One big factor in this is Watson, making one of the great debuts in film history (after Helena Bonham-Carter bowed out for various reasons). Bess could easily have come off as a masochistic idiot (and Von Trier seems to frame all of his leading female characters in a similar way) but Watson makes the viewer care about a woman who loves too much and knows too little. It turned out to be an auspicious credit for all concerned (and netted Watson an Oscar nomination).
15. Kolya (1996)
Another of the profound changes which took place after the fall of the Iron Curtain was the end of the country of Czechoslovakia, which split into Slovakia and the Czech National State, the later being the more industrialized and cosmopolitan section. Though the former country had known some fine cinematic moments during the “Prague Spring” of the 1960s, that time felt quite remote by the 1990s.
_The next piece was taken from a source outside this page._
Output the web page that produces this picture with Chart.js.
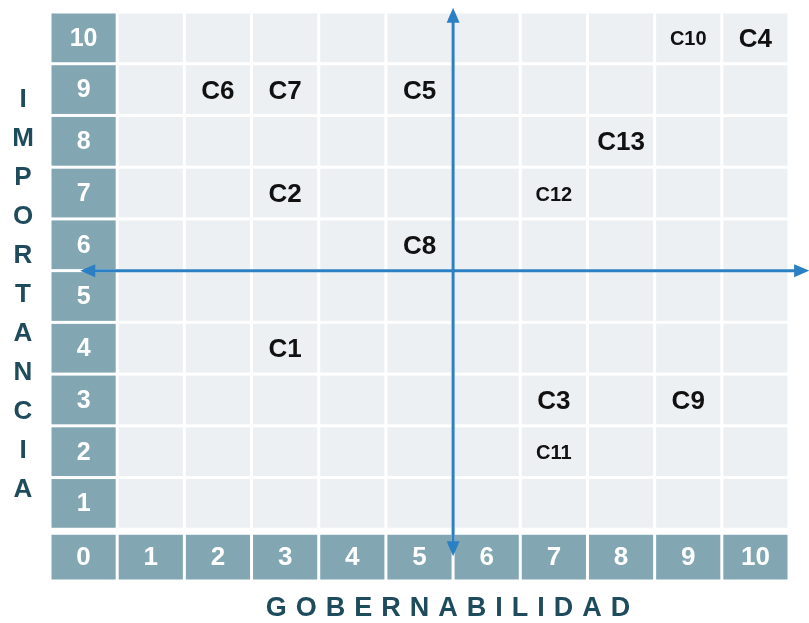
<!DOCTYPE html>
<html>
<head>
<meta charset="utf-8">
<script src="https://cdn.jsdelivr.net/npm/chart.js@4.4.1/dist/chart.umd.min.js"></script>
<style>
  html, body { margin: 0; padding: 0; background: #fff; }
  #wrap { width: 809px; height: 623px; }
</style>
</head>
<body>
<div id="wrap"><canvas id="matrix"></canvas></div>
<script>
// Scale labels
const xTicks = [0, 1, 2, 3, 4, 5, 6, 7, 8, 9, 10];
const yTicks = [1, 2, 3, 4, 5, 6, 7, 8, 9, 10];

// The variables placed in the matrix
const labels = ["C1", "C2", "C3", "C4", "C5", "C6", "C7", "C8", "C9", "C10", "C11", "C12", "C13"];
const gobernabilidad = [3, 3, 7, 10, 5, 2, 3, 5, 9, 9, 7, 7, 8];
const importancia = [4, 7, 3, 10, 9, 9, 9, 6, 3, 10, 2, 7, 8];
const smallLabels = ["C10", "C11", "C12"];

// Axis titles and the crossing arrows
const xTitle = "GOBERNABILIDAD";
const yTitle = "IMPORTANCIA";
const crossAt = { x: 5.5, y: 5.5 };
const vArrow = [-0.02, 10.58];
const hArrow = [-0.05, 10.8];

const teal = "#82a7b2";
const cellGray = "#edf0f3";
const arrowBlue = "#2b7fc3";
const titleColor = "#1f4c5c";

// Draw the cells of the grid through the scales
const gridCells = {
  id: "gridCells",
  beforeDatasetsDraw(chart) {
    const { ctx, scales: { x, y } } = chart;
    ctx.save();
    const rows = [0].concat(yTicks);
    xTicks.forEach((c) => {
      rows.forEach((r) => {
        const gap = 1.5;
        const left = x.getPixelForValue(c - 0.5) + gap;
        const right = x.getPixelForValue(c + 0.5) - gap;
        let top = y.getPixelForValue(r + 0.5) + gap;
        const bottom = y.getPixelForValue(r - 0.5) - gap;
        if (r === 0) top += 4;
        const isAxis = c === 0 || r === 0;
        ctx.fillStyle = isAxis ? teal : cellGray;
        ctx.fillRect(left, top, right - left, bottom - top);
        if (isAxis) {
          const txt = String(r === 0 ? c : r);
          ctx.fillStyle = "#fff";
          ctx.textAlign = "center";
          ctx.textBaseline = "middle";
          ctx.font = r === 0 ? "bold 26px 'Liberation Sans', Arial" : "bold 25px 'Liberation Sans', Arial";
          ctx.fillText(txt, (left + right) / 2, (top + bottom) / 2 + 1);
        }
      });
    });
    ctx.restore();
  },
};

function arrowHead(ctx, tx, ty, dx, dy) {
  const len = 15, half = 6.5;
  const bx = tx - dx * len, by = ty - dy * len;
  ctx.beginPath();
  ctx.moveTo(tx, ty);
  ctx.lineTo(bx - dy * half, by + dx * half);
  ctx.lineTo(bx + dy * half, by - dx * half);
  ctx.closePath();
  ctx.fill();
}

// Arrows, labels and axis titles
const overlay = {
  id: "overlay",
  afterDatasetsDraw(chart) {
    const { ctx, scales: { x, y } } = chart;
    ctx.save();
    // arrows
    ctx.strokeStyle = arrowBlue;
    ctx.fillStyle = arrowBlue;
    ctx.lineWidth = 3;
    const vx = x.getPixelForValue(crossAt.x);
    const vTop = y.getPixelForValue(vArrow[1]);
    const vBot = y.getPixelForValue(vArrow[0]);
    ctx.beginPath();
    ctx.moveTo(vx, vTop + 10);
    ctx.lineTo(vx, vBot - 10);
    ctx.stroke();
    arrowHead(ctx, vx, vTop, 0, -1);
    arrowHead(ctx, vx, vBot, 0, 1);
    const hy = y.getPixelForValue(crossAt.y);
    const hLeft = x.getPixelForValue(hArrow[0]);
    const hRight = x.getPixelForValue(hArrow[1]);
    ctx.beginPath();
    ctx.moveTo(hLeft + 10, hy);
    ctx.lineTo(hRight - 10, hy);
    ctx.stroke();
    arrowHead(ctx, hLeft, hy, -1, 0);
    arrowHead(ctx, hRight, hy, 1, 0);

    // point labels
    const meta = chart.getDatasetMeta(0);
    ctx.fillStyle = "#111";
    ctx.textAlign = "center";
    ctx.textBaseline = "middle";
    meta.data.forEach((pt, i) => {
      const small = smallLabels.includes(labels[i]);
      ctx.font = small ? "bold 20px 'Liberation Sans', Arial" : "bold 26px 'Liberation Sans', Arial";
      ctx.fillText(labels[i], pt.x, pt.y + 2);
    });

    // vertical title, one letter per line
    ctx.fillStyle = titleColor;
    ctx.font = "bold 26px 'Liberation Sans', Arial";
    const yStart = y.getPixelForValue(8.8);
    const yEnd = y.getPixelForValue(1.26);
    const step = (yEnd - yStart) / (yTitle.length - 1);
    yTitle.split("").forEach((ch, i) => {
      ctx.fillText(ch, 23, yStart + step * i);
    });

    // horizontal title with spaced letters
    ctx.font = "bold 27px 'Liberation Sans', Arial";
    ctx.letterSpacing = "9px";
    ctx.fillText(xTitle, 448 + 4.5, 609);
    ctx.restore();
  },
};

const config = {
  type: "scatter",
  data: {
    datasets: [
      {
        label: "Variables",
        data: labels.map((l, i) => ({ x: gobernabilidad[i], y: importancia[i] })),
        pointRadius: 0,
        pointHoverRadius: 0,
      },
    ],
  },
  options: {
    responsive: true,
    maintainAspectRatio: false,
    animation: false,
    layout: { padding: { left: 50, right: 20, top: 12, bottom: 42 } },
    scales: {
      x: { type: "linear", min: -0.5, max: 10.5, display: false },
      y: { type: "linear", min: -0.5, max: 10.5, display: false },
    },
    plugins: {
      legend: { display: false },
      tooltip: { enabled: false },
    },
  },
  plugins: [gridCells, overlay],
};

new Chart(document.getElementById("matrix"), config);
</script>
</body>
</html>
In light of that the appearance of Kolya, a moving and, ultimately, Academy Award winning film was a bit of a surprise. The film’s director, Jan Sverak, had created a nominated foreign film with 1991’s The Elementary School, which was not a art house hit (and he also had won a student Academy Award). Kolya was a heartfelt film concerning a father and son like relationship and the story behind the film was that Sverak cast his own father, Zdenek, who wrote the film, in the lead role.
The elder Sverak plays a concert cellist who has fallen on hard times due to a political error. He had spent his life in earlier and happier times chasing women and avoiding responsibility. Oddly enough, he becomes susceptible to an offer to participate in a sham marriage with a Russian woman who wishes to become a Czech citizen in order to immigrate to West Germany and the man she really loves.
There’s money in it all for the mock husband but it turns out that the woman comes along with a small son, Kolya, and, as it also turns out, she must leave the child in the man’s care when she departs. Predictably, a bond forms but politics will end up playing a major part in the story for better and worse. In the end this is history as seen through the eyes of common people caught up in events beyond their control, though in this case the events were extraordinary and positive (for the moment, anyway).
Sverak pere and fils do a fine job of putting a human face on this once in a lifetime movement of events. Unfortunately, nothing in the father or son’s careers since that time has come up to the level of this film but, again, like others of the day, they had a great moment.